Karine Vanthuyne – La décolonisation des savoirs universitaires à l’heure de l’anthropocène

La survie de l’espèce ne reposerait-elle pas sur les systèmes de connaissances écologiques des Premiers peuples, ces derniers étant non pas animés par la logique « extractiviste » des systèmes de savoirs scientifiques occidentaux, mais fondés sur une relation de réciprocité avec les territoires ancestraux ? Or la dénonciation de la colonialité même du concept d’« Anthropocène » (Yusoff, 2018), comme de la représentation des Autochtones comme étant « fondamentalement écologistes » (Melissa, 2006), nous conduit à nous interroger tant sur les enjeux théoriques auxquels la « décolonisation des savoirs » renvoie, que sur les tensions politiques que les discours et actions de ses défenseur·se·s suscitent. Que signifie « décoloniser les savoirs » enseignés en salle de classe ? Quel·le·s sont les porteur·se·s, comme les critiques, de ce mouvement ? L’université, cette institution des Lumières originellement fondée sur la séparation de la raison des perturbations de la passion, peut-elle vraiment devenir le lieu du travail affectif que la décolonisation de ses pratiques pédagogiques ou d’enquête requerrait chez tout·e chercheur·se qui s’y engagerait (Battiste, 2013 ; Zembylas, 2021 ; Stein, 2020) ? 

Dans ce cours, j’explorerai les origines historiques, fondements théoriques et expressions diversifiés du mouvement pour la décolonisation de la recherche et de l’enseignement universitaire, devenu global. J’analyserai ensuite, à la lumière de mes travaux de recherche sur l’« autochtonisation » des cursus universitaires au Canada, les débats et espoirs que ce mouvement suscite, et ce tant au sein des universités qu’en dehors de leur enceinte.

Vanthuyne Karine est professeure agrégée d’anthropologie, directrice du Groupe de recherche interdisciplinaire sur les territoires de l’extractivisme (GRITE) et titulaire d’une chaire en enseignement universitaire à l’Université d’Ottawa. Au carrefour de l’anthropologie juridique, médicale et politique et des études autochtones, ses recherches portent sur les revendications autochtones de justice au Guatemala et au Canada en contexte dit de « justice transitionnelle », de développement minier, et de décolonisation des curriculums universitaires. Dans l’ensemble de ses travaux, Karine Vanthuyne porte une attention particulière aux méthodologies et aux protocoles qui se doivent d’être utilisés pour soutenir des processus de recherche de nature véritablement participative et décoloniale.

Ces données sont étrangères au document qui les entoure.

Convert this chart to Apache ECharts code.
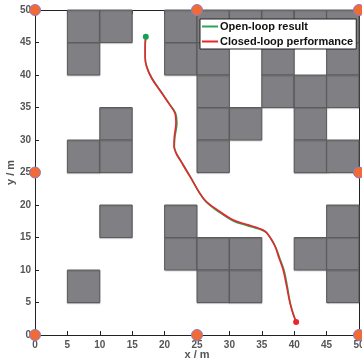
<!DOCTYPE html>
<html>
<head>
<meta charset="utf-8">
<script src="https://cdn.jsdelivr.net/npm/echarts@6/dist/echarts.min.js"></script>
<style>
  html, body { margin: 0; padding: 0; background: #fff; }
  #chart { width: 362px; height: 364px; }
</style>
</head>
<body>
<div id="chart"></div>
<script>
// Obstacle cells: lower-left corner of each occupied 5 m x 5 m square
const obstacleX = [5, 10, 20, 25, 30, 35, 40, 45,
                   5, 20, 25, 35, 45,
                   25, 35, 40, 45,
                   10, 25, 30, 40,
                   5, 10, 25, 40, 45,
                   10, 20, 45,
                   20, 25, 30, 40, 45,
                   5, 25, 30, 45];
const obstacleY = [45, 45, 45, 45, 45, 45, 45, 45,
                   40, 40, 40, 40, 40,
                   35, 35, 35, 35,
                   30, 30, 30, 30,
                   25, 25, 25, 25, 25,
                   15, 15, 15,
                   10, 10, 10, 10, 10,
                   5, 5, 5, 5];

// Landmark beacons around the map border
const beaconX = [0, 25, 50, 0, 50, 0, 25, 50];
const beaconY = [0, 0, 0, 25, 25, 50, 50, 50];

// Trajectories
const openLoopX = [17.1, 17.0, 17.0, 17.25, 18.05, 19.55, 20.85, 21.7, 21.9, 21.6, 21.5, 21.85, 22.45, 23.95, 26.1, 28.5, 30.6, 32.7, 34.6, 35.65, 36.45, 37.15, 37.7, 38.45, 38.95, 39.4, 39.85, 40.3];
const openLoopY = [45.9, 44.5, 42.7, 41.3, 39.5, 37.3, 35.4, 34.1, 32.6, 30.5, 29.0, 27.9, 26.9, 24.4, 20.8, 18.85, 17.55, 16.85, 16.3, 15.8, 14.8, 13.5, 12.0, 9.9, 7.4, 4.9, 3.3, 2.0];
const closedLoopX = [17.1, 17.0, 17.0, 17.2, 18.0, 19.5, 20.8, 21.6, 21.75, 21.5, 21.45, 21.8, 22.4, 23.9, 26.1, 28.5, 30.6, 32.7, 34.6, 35.6, 36.4, 37.1, 37.6, 38.3, 38.85, 39.35, 39.8, 40.3];
const closedLoopY = [45.9, 44.5, 42.7, 41.3, 39.5, 37.3, 35.4, 34.1, 32.6, 30.5, 29.0, 27.9, 26.9, 24.4, 20.9, 19.0, 17.7, 17.0, 16.4, 15.9, 14.8, 13.5, 12.0, 10.0, 7.4, 4.9, 3.3, 2.0];

const startPoint = [17.1, 45.9];
const goalPoint = [40.3, 2.0];

const CELL = 5;
const labelFont = 'Liberation Sans, Arial, sans-serif';

const zip = (xs, ys) => xs.map((x, i) => [x, ys[i]]);

const chart = echarts.init(document.getElementById('chart'), null, { renderer: 'canvas' });

const axisCommon = {
  type: 'value', min: 0, max: 50, interval: 5,
  axisLine: { show: true, onZero: false, lineStyle: { color: '#222', width: 1 } },
  axisTick: { show: true, inside: true, length: 4, lineStyle: { color: '#222' } },
  splitLine: { show: false },
  axisLabel: { show: true, color: '#555', fontWeight: 'bold', fontSize: 10, fontFamily: labelFont }
};

chart.setOption({
  animation: false,
  grid: { left: 35, right: 3, top: 10, bottom: 29, containLabel: false, outerBoundsMode: 'none' },
  xAxis: [
    Object.assign({}, axisCommon, {
      position: 'bottom',
      axisLabel: Object.assign({}, axisCommon.axisLabel, { margin: 5 }),
      name: 'x / m', nameLocation: 'middle', nameGap: 14, nameMoveOverlap: false,
      nameTextStyle: { color: '#555', fontWeight: 'bold', fontSize: 11, fontFamily: labelFont }
    }),
    Object.assign({}, axisCommon, { position: 'top', axisLabel: { show: false } })
  ],
  yAxis: [
    Object.assign({}, axisCommon, {
      position: 'left',
      axisLabel: Object.assign({}, axisCommon.axisLabel, { margin: 4 }),
      name: 'y / m', nameLocation: 'middle', nameGap: 19, nameMoveOverlap: false,
      nameTextStyle: { color: '#555', fontWeight: 'bold', fontSize: 11, fontFamily: labelFont }
    }),
    Object.assign({}, axisCommon, { position: 'right', axisLabel: { show: false } })
  ],
  legend: {
    show: true,
    orient: 'vertical',
    left: 200, top: 19,
    backgroundColor: '#fff',
    borderColor: '#222', borderWidth: 1,
    padding: [2, 3, 2, 2],
    itemGap: 4,
    itemWidth: 16, itemHeight: 2,
    icon: 'rect',
    textStyle: { color: '#111', fontWeight: 'bold', fontSize: 11, fontFamily: labelFont, padding: [0, 0, 0, -3] },
    data: ['Open-loop result', 'Closed-loop performance']
  },
  series: [
    {
      type: 'custom',
      name: 'obstacles',
      data: zip(obstacleX, obstacleY),
      z: 1,
      renderItem: function (params, api) {
        const x = api.value(0), y = api.value(1);
        const p0 = api.coord([x, y + CELL]);
        const p1 = api.coord([x + CELL, y]);
        return {
          type: 'rect',
          shape: { x: p0[0], y: p0[1], width: p1[0] - p0[0], height: p1[1] - p0[1] },
          style: {
            fill: '#808084', stroke: '#5c5c5f', lineWidth: 1,
            shadowColor: 'rgba(0,0,0,0.18)', shadowOffsetX: 0, shadowOffsetY: 1, shadowBlur: 1
          }
        };
      }
    },
    {
      type: 'line',
      name: 'Open-loop result',
      data: zip(openLoopX, openLoopY),
      smooth: 0.35,
      showSymbol: false, symbol: 'none',
      lineStyle: { color: '#2aa55a', width: 1.6 },
      itemStyle: { color: '#2aa55a' },
      z: 3
    },
    {
      type: 'line',
      name: 'Closed-loop performance',
      data: zip(closedLoopX, closedLoopY),
      smooth: 0.35,
      showSymbol: false, symbol: 'none',
      lineStyle: { color: '#e8262b', width: 1.6 },
      itemStyle: { color: '#e8262b' },
      z: 4
    },
    {
      type: 'scatter',
      name: 'start',
      data: [startPoint],
      symbolSize: 6,
      itemStyle: { color: '#13a152', opacity: 1 },
      z: 5
    },
    {
      type: 'scatter',
      name: 'goal',
      data: [goalPoint],
      symbolSize: 6,
      itemStyle: { color: '#e8262b', opacity: 1 },
      z: 5
    },
    {
      type: 'scatter',
      name: 'beacons',
      data: zip(beaconX, beaconY),
      symbolSize: 11,
      clip: false,
      itemStyle: { color: '#f26a36', borderColor: '#8a7fc0', borderWidth: 1, opacity: 1 },
      z: 6
    }
  ]
});
</script>
</body>
</html>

Battiste, M. (2013). Decolonizing education : nourishing the learning spirit. Saskatoon : Purich Publishing Limited. Melissa, N. (2006). Ravens, Storms, and the Ecological Indian at the National Museum of the American Indian. Wicazo Sa Review, 21(2), 41-60. Stein, S. (2020).’ Truth before reconciliation’: the difficulties of transforming higher education in settler colonial contexts. Higher Education Research & Development, 39(1), 156-170. Yusoff, K. (2018). A Billion Black Anthropocenes or None. Minneapolis : University of Minnesota Press. Zembylas, M. (2021). Refusal as affective and pedagogical practice in higher education decolonization: a modest proposal. Teaching in Higher Education, 1-16.